Wednesday, October 10, 2007

Writing Progress

I've been meaning to add this for a while... and now I can.



In writing news...

I pulled last night's writing bonanza into four different story (ahem) ideas.

Then I wrote about four pages of absolutely worthless, thank-you-for-sharing prose before I started to get into a scene that I wanted to work with when the phone rang -- I would have let it ring except that I'm always worried that it will wake The Child and it might be Mark calling. It was a telemarketer for a phone service. I really wanted to strangle the person (and they could tell), even though I realize it's not their fault they work at a call center. Then I switched the phone's ringer off (note to self, get a flashing light to replace the ringer). Of course when I got back to the keyboard I'd lost the thread I'd been following.

I realized that the part of my brain that sings songs and critiques my writing (and my life) was having a good day and that if I wanted to get anything done I'd need to listen to some writing music. Thank the Goddess my iPod had a full charge. And for hot chocolate. Between Varttina and Juno Reactor I managed to more-or-less finish the Wordos Halloween short story at about 600 words. I'll polish it a little next week.
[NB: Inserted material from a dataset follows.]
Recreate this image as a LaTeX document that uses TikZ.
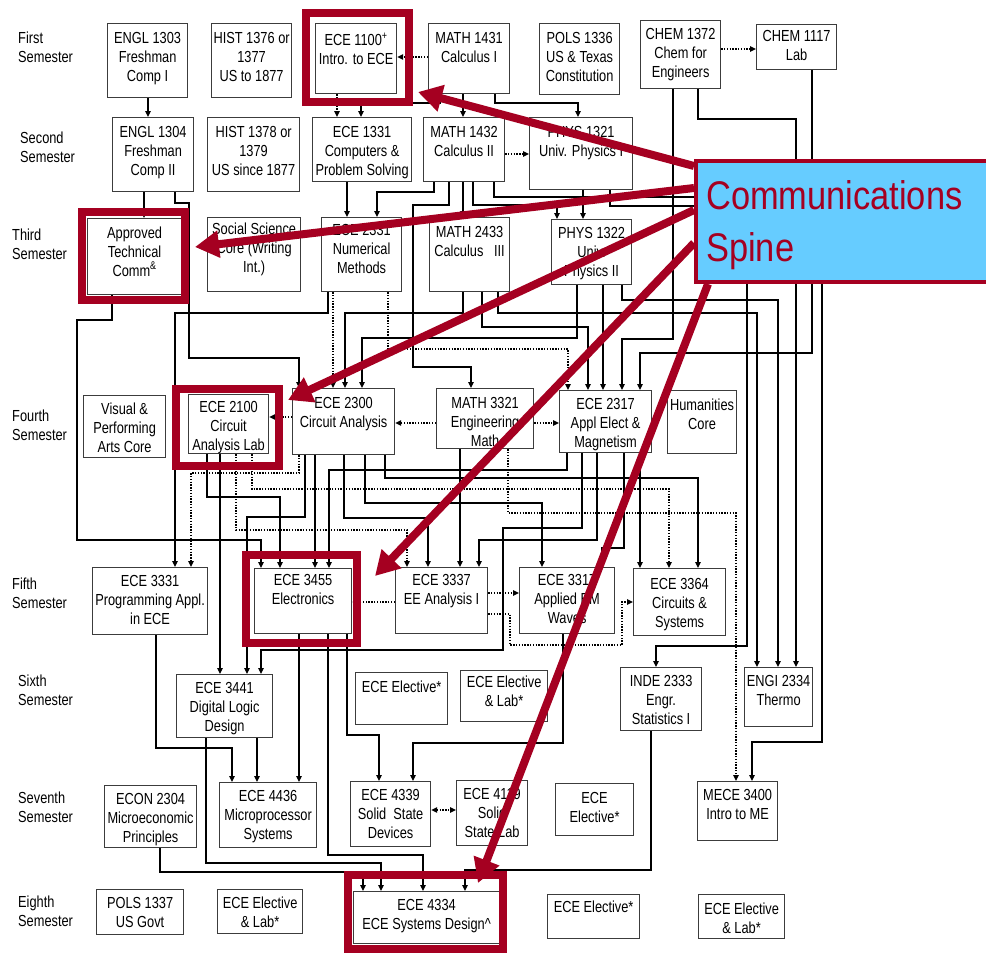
\documentclass[tikz,border=0pt]{standalone}
\usepackage{fontspec}
\usetikzlibrary{arrows.meta}
\newfontfamily\cf{Liberation Sans}[FakeStretch=0.8]
\newfontfamily\spinefont{Liberation Sans}[FakeStretch=0.86]
\newcommand\tf{\cf\fontsize{16}{19}\selectfont}
\newcommand\cs{\rule{0pt}{11.5pt}}
\definecolor{spred}{RGB}{165,0,33}
\definecolor{spblue}{RGB}{102,204,255}
\definecolor{boxc}{RGB}{60,60,60}
\pgfdeclarelayer{fg}
\pgfsetlayers{main,fg}
\tikzset{
 box/.style={draw=boxc, line width=1.2pt, fill=white, inner sep=0pt, anchor=north west, font=\tf},
 lab/.style={anchor=north west, inner sep=0pt, align=left, font=\tf},
 wire/.style={line width=1.1pt},
 arr/.style={wire, -{Triangle[length=6pt,width=5.5pt]}},
 dotw/.style={line width=1.3pt, dash pattern=on 1.4pt off 1.4pt},
 darr/.style={dotw, -{Triangle[length=6pt,width=5.5pt]}},
 dd/.style={dotw, {Triangle[length=6pt,width=5.5pt]}-{Triangle[length=6pt,width=5.5pt]}},
 frame/.style={draw=spred, line width=8pt},
 spinearr/.style={draw=spred, line width=8pt, -{Triangle[length=24pt,width=26pt]}},
}
\newcommand\cbox[7]{\node[box] (#1) at (#2,#3) {\parbox[c][#5pt][t]{#4pt}{\centering\vspace*{#6pt}\cs #7\par}};}
\begin{document}
\begin{tikzpicture}[x=1pt,y=-1pt]
\useasboundingbox (0,0) rectangle (986,953);
% semester labels
\node[lab] (s1) at (18,32) {\cs First\\Semester};
\node[lab] (s2) at (20,132) {\cs Second\\Semester};
\node[lab] (s3) at (12,229) {\cs Third\\Semester};
\node[lab] (s4) at (12,410) {\cs Fourth\\Semester};
\node[lab] (s5) at (12,578) {\cs Fifth\\Semester};
\node[lab] (s6) at (18,675) {\cs Sixth\\Semester};
\node[lab] (s7) at (18,792) {\cs Seventh\\Semester};
\node[lab] (s8) at (18,896) {\cs Eighth\\Semester};
% boxes
\cbox{engl1303}{107}{23}{80}{74}{8}{ENGL 1303\\Freshman\\Comp I}
\cbox{hist1376}{211}{23}{80}{74}{8}{HIST 1376 or\\1377\\US to 1877}
\cbox{ece1100}{315}{23}{81}{70}{9}{ECE 1100\textsuperscript{+}\\Intro. to ECE}
\cbox{math1431}{428}{23}{81}{70}{8}{MATH 1431\\Calculus I}
\cbox{pols1336}{539}{23}{80}{71}{8}{POLS 1336\\US \& Texas\\Constitution}
\cbox{chem1372}{640}{20}{80}{68}{7}{CHEM 1372\\Chem for\\Engineers}
\cbox{chem1117}{756}{24}{80}{45}{5}{CHEM 1117\\Lab}
\cbox{engl1304}{112}{117}{81}{74}{8}{ENGL 1304\\Freshman\\Comp II}
\cbox{hist1378}{207}{117}{92}{74}{8}{HIST 1378 or\\1379\\US since 1877}
\cbox{ece1331}{312}{117}{99}{64}{8}{ECE 1331\\Computers \&\\Problem Solving}
\cbox{math1432}{423}{117}{81}{64}{8}{MATH 1432\\Calculus II}
\cbox{phys1321}{529}{117}{103}{72}{8}{PHYS 1321\\Univ. Physics I}
\cbox{atc}{87}{218}{94}{76}{8}{Approved\\Technical\\Comm\textsuperscript{\&}}
\cbox{socsci}{207}{217}{93}{74}{5}{Social Science\\Core (Writing\\Int.)}
\cbox{ece2331}{321}{217}{80}{74}{6}{ECE 2331\\Numerical\\Methods}
\cbox{math2433}{429}{217}{80}{74}{8}{MATH 2433\\Calculus\ \ \ III}
\cbox{phys1322}{551}{219}{80}{65}{7}{PHYS 1322\\Univ.\\Physics II}
\cbox{visual}{83}{395}{82}{62}{7}{Visual \&\\Performing\\Arts Core}
\cbox{ece2100}{188}{394}{80}{59}{6}{ECE 2100\\Circuit\\Analysis Lab}
\cbox{ece2300}{292}{388}{102}{66}{8}{ECE 2300\\Circuit Analysis}
\cbox{math3321}{436}{388}{97}{60}{8}{MATH 3321\\Engineering\\Math}
\cbox{ece2317}{559}{390}{92}{62}{7}{ECE 2317\\Appl Elect \&\\Magnetism}
\cbox{human}{667}{390}{69}{63}{8}{Humanities\\Core}
\cbox{ece3331}{92}{567}{115}{67}{7}{ECE 3331\\Programming Appl.\\in ECE}
\cbox{ece3455}{254}{568}{97}{65}{5}{ECE 3455\\Electronics}
\cbox{ece3337}{395}{567}{92}{66}{6}{ECE 3337\\EE Analysis I}
\cbox{ece3317}{519}{567}{95}{66}{6}{ECE 3317\\Applied EM\\Waves}
\cbox{ece3364}{633}{568}{92}{67}{9}{ECE 3364\\Circuits \&\\Systems}
\cbox{ece3441}{176}{674}{96}{63}{7}{ECE 3441\\Digital Logic\\Design}
\cbox{elecsixa}{355}{672}{92}{52}{8}{ECE Elective*}
\cbox{elecsixb}{460}{670}{87}{51}{5}{ECE Elective\\\& Lab*}
\cbox{inde2333}{620}{667}{81}{63}{7}{INDE 2333\\Engr.\\Statistics I}
\cbox{engi2334}{744}{667}{68}{59}{7}{ENGI 2334\\Thermo}
\cbox{econ2304}{104}{785}{92}{62}{7}{ECON 2304\\Microeconomic\\Principles}
\cbox{ece4436}{219}{782}{97}{65}{7}{ECE 4436\\Microprocessor\\Systems}
\cbox{ece4339}{350}{781}{80}{65}{7}{ECE 4339\\Solid\ \ State\\Devices}
\cbox{ece4119}{456}{780}{71}{65}{7}{ECE 4119\\Solid\\State Lab}
\cbox{elecseven}{555}{783}{78}{52}{8}{ECE\\Elective*}
\cbox{mece3400}{697}{781}{80}{59}{7}{MECE 3400\\Intro to ME}
\cbox{pols1337}{96}{889}{87}{45}{7}{POLS 1337\\US Govt}
\cbox{eleceighta}{217}{889}{85}{44}{7}{ECE Elective\\\& Lab*}
\cbox{ece4334}{353}{891}{146}{52}{7}{ECE 4334\\ECE Systems Design\textasciicircum}
\cbox{eleceightb}{547}{894}{92}{44}{6}{ECE Elective*}
\cbox{eleceightc}{698}{894}{86}{44}{8}{ECE Elective\\\& Lab*}
% connectors rows 1-3
\draw[arr] (engl1303.south -| 148,0) -- (engl1304.north -| 148,0);
\draw[darr] (ece1100.south -| 337,0) -- (ece1331.north -| 337,0);
\draw[arr] (math1431.south -| 440,0) |- (361,103) -- (ece1331.north -| 361,0);
\draw[arr] (math1431.south -| 463,0) -- (math1432.north -| 463,0);
\draw[arr] (math1431.south -| 495,0) |- (578,103) -- (phys1321.north -| 578,0);
\draw[darr] (math1431.west |- 0,57) -- (ece1100.east |- 0,57);
\draw[darr] (chem1372.east |- 0,49) -- (chem1117.west |- 0,49);
\draw[darr] (math1432.east |- 0,154) -- (phys1321.west |- 0,154);
\draw[arr] (engl1304.south -| 144,0) -- (atc.north -| 144,0);
\draw[arr] (engl1304.south -| 175,0) |- (189,203) |- (299,358) -- (ece2300.north -| 299,0);
\draw[arr] (ece1331.south -| 347,0) -- (ece2331.north -| 347,0);
\draw[arr] (math1432.south -| 434,0) |- (377,192) -- (ece2331.north -| 377,0);
\draw[arr] (math1432.south -| 449,0) |- (413,205) |- (471,367) -- (math3321.north -| 471,0);
\draw[arr] (math1432.south -| 463,0) -- (math2433.north -| 463,0);
\draw[arr] (math1432.south -| 473,0) |- (557,205) -- (phys1322.north -| 557,0);
\draw[arr] (math1432.south -| 494,0) |- (747,197) |- (656,646) -- (inde2333.north -| 656,0);
\draw[arr] (phys1321.south -| 583,0) -- (phys1322.north -| 583,0);
\draw[arr] (phys1321.south -| 610,0) |- (822,206) |- (752,742) -- (mece3400.north -| 752,0);
\draw[arr] (ece2331.south -| 328,0) |- (175,313) -- (ece3331.north -| 175,0);
\draw[arr] (math2433.south -| 463,0) |- (345,313) -- (ece2300.north -| 345,0);
\draw[arr] (math2433.south -| 498,0) |- (757,313) -- (engi2334.north -| 757,0);
\draw[arr] (math2433.south -| 482,0) |- (588,327) -- (ece2317.north -| 588,0);
\draw[darr] (ece2331.south -| 333,0) -- (ece2300.north -| 333,0);
\draw[darr] (ece2331.south -| 388,0) |- (568,349) -- (ece2317.north -| 568,0);
\draw[arr] (phys1322.south -| 577,0) |- (362,338) -- (ece2300.north -| 362,0);
\draw[arr] (phys1322.south -| 603,0) -- (ece2317.north -| 603,0);
\draw[arr] (phys1322.south -| 622,0) |- (778,300) -- (engi2334.north -| 778,0);
\draw[arr] (chem1372.south -| 673,0) |- (622,339) -- (ece2317.north -| 622,0);
\draw[arr] (chem1372.south -| 698,0) |- (796,119) -- (engi2334.north -| 796,0);
\draw[arr] (chem1117.south -| 812,0) |- (640,353) -- (ece2317.north -| 640,0);
\draw[arr] (atc.south -| 112,0) |- (77,320) |- (261,540) -- (ece3455.north -| 261,0);
\draw[darr] (ece2300.west |- 0,417) -- (ece2100.east |- 0,417);
\draw[darr] (math3321.west |- 0,423) -- (ece2300.east |- 0,423);
\draw[darr] (math3321.east |- 0,423) -- (ece2317.west |- 0,423);
% rows 4-5
\draw[darr] (ece2300.south -| 299,0) |- (191,473) -- (ece3331.north -| 191,0);
\draw[arr] (ece2300.south -| 305,0) |- (247,517) -- (ece3441.north -| 247,0);
\draw[arr] (ece2300.south -| 315,0) -- (ece3455.north -| 315,0);
\draw[arr] (ece2300.south -| 344,0) |- (428,518) -- (ece3337.north -| 428,0);
\draw[arr] (ece2300.south -| 365,0) |- (542,503) -- (ece3317.north -| 542,0);
\draw[arr] (ece2300.south -| 385,0) |- (698,478) -- (ece3364.north -| 698,0);
\draw[arr] (ece2317.south -| 567,0) |- (329,470) -- (ece3455.north -| 329,0);
\draw[arr] (ece2317.south -| 582,0) |- (503,528) |- (261,650) -- (ece3441.north -| 261,0);
\draw[arr] (ece2317.south -| 597,0) |- (479,540) -- (ece3337.north -| 479,0);
\draw[arr] (ece2317.south -| 624,0) |- (602,548) -- (ece3317.north -| 602,0);
\draw[arr] (ece2317.south -| 640,0) -- (ece3364.north -| 640,0);
\draw[arr] (math3321.south -| 460,0) -- (ece3337.north -| 460,0);
\draw[darr] (math3321.south -| 508,0) |- (736,513) -- (mece3400.north -| 736,0);
\draw[arr] (ece2100.south -| 220,0) -- (ece3441.north -| 220,0);
\draw[arr] (ece2100.south -| 207,0) |- (280,497) -- (ece3455.north -| 280,0);
\draw[darr] (ece2100.south -| 236,0) |- (407,530) -- (ece3337.north -| 407,0);
\draw[darr] (ece2100.south -| 252,0) |- (669,489) -- (ece3364.north -| 669,0);
\draw[darr] (ece3337.east |- 0,593) -- (ece3317.west |- 0,593);
\draw[darr] (ece3337.west |- 0,602) -- (ece3455.east |- 0,602);
\draw[darr] (ece3337.east |- 0,614) -| (510,645) -| (622,602) -- (ece3364.west |- 0,602);
% rows 5-8
\draw[arr] (ece3331.south -| 156,0) |- (232,748) -- (ece4436.north -| 232,0);
\draw[arr] (ece3441.south -| 257,0) -- (ece4436.north -| 257,0);
\draw[arr] (ece3455.south -| 299,0) -- (ece4436.north -| 299,0);
\draw[arr] (ece3441.south -| 206,0) |- (381,863) -- (ece4334.north -| 381,0);
\draw[arr] (ece3455.south -| 328,0) |- (423,855) -- (ece4334.north -| 423,0);
\draw[arr] (econ2304.south -| 160,0) |- (363,872) -- (ece4334.north -| 363,0);
\draw[arr] (inde2333.south -| 651,0) |- (465,870) -- (ece4334.north -| 465,0);
\draw[arr] (ece3455.south -| 347,0) |- (379,735) -- (ece4339.north -| 379,0);
\draw[arr] (ece3317.south -| 563,0) |- (413,743) -- (ece4339.north -| 413,0);
\draw[dd] (ece4339.east |- 0,810) -- (ece4119.west |- 0,810);
% red highlight frames
\draw[frame] (306,13) rectangle (409,102);
\draw[frame] (82,212) rectangle (185,300);
\draw[frame] (176,389) rectangle (279,466);
\draw[frame] (246,555) rectangle (357,643);
\draw[frame] (348,875) rectangle (503,949);
% spine
\begin{pgfonlayer}{fg}
\node[draw=spred, line width=4pt, fill=spblue, anchor=north west, minimum width=310pt, minimum height=121pt, inner sep=0pt] (spine) at (694,159) {};
\node[anchor=base west, inner sep=0pt, text=spred, font=\spinefont\fontsize{40}{52}\selectfont] (sptxta) at (706,209) {Communications};
\node[anchor=base west, inner sep=0pt, text=spred, font=\spinefont\fontsize{40}{52}\selectfont] (sptxtb) at (706,261) {Spine};
\end{pgfonlayer}
\coordinate (t1) at (418,92);
\coordinate (t2) at (195,247);
\coordinate (t3) at (288,400);
\coordinate (t4) at (375,576);
\coordinate (t5) at (478,883);
\draw[spinearr] (spine.west |- 0,166) -- (t1);
\draw[spinearr] (spine.west |- 0,188) -- (t2);
\draw[spinearr] (spine.west |- 0,210) -- (t3);
\draw[spinearr] (spine.west |- 0,243) -- (t4);
\draw[spinearr] (spine.south -| 708,0) -- (t5);
\end{tikzpicture}
\end{document}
The tea search continues. English Breakfast will do in a pinch as a Ceylon replacement, but I think Sikkim is a closer match -- even if it does have a hint of Assam's bite to it, the complex flavor is full and reminiscent of Ceylon. Mark suggested Yunnan, but I reflexibly recoiled when he did, so I think it's bitter or something (we used to have all of our tea critiques written down, but the record was lost when my Palm Pilot got zapped).

1 comment:

Aliette de Bodard said...

Yunnan is bitter if you over-brew it (like most green teas)--ie, if you want serious caffeine intake, you're doomed to have it bitter.

Assam, I've found, is mostly concentrated caffeine--it's so strong it's hard to get some idea of flavour :)

English breakfast has Ceylon in it somewhere, I think.
Have you tried Keemun? It's got a fairly strong body but it's still subtle enough.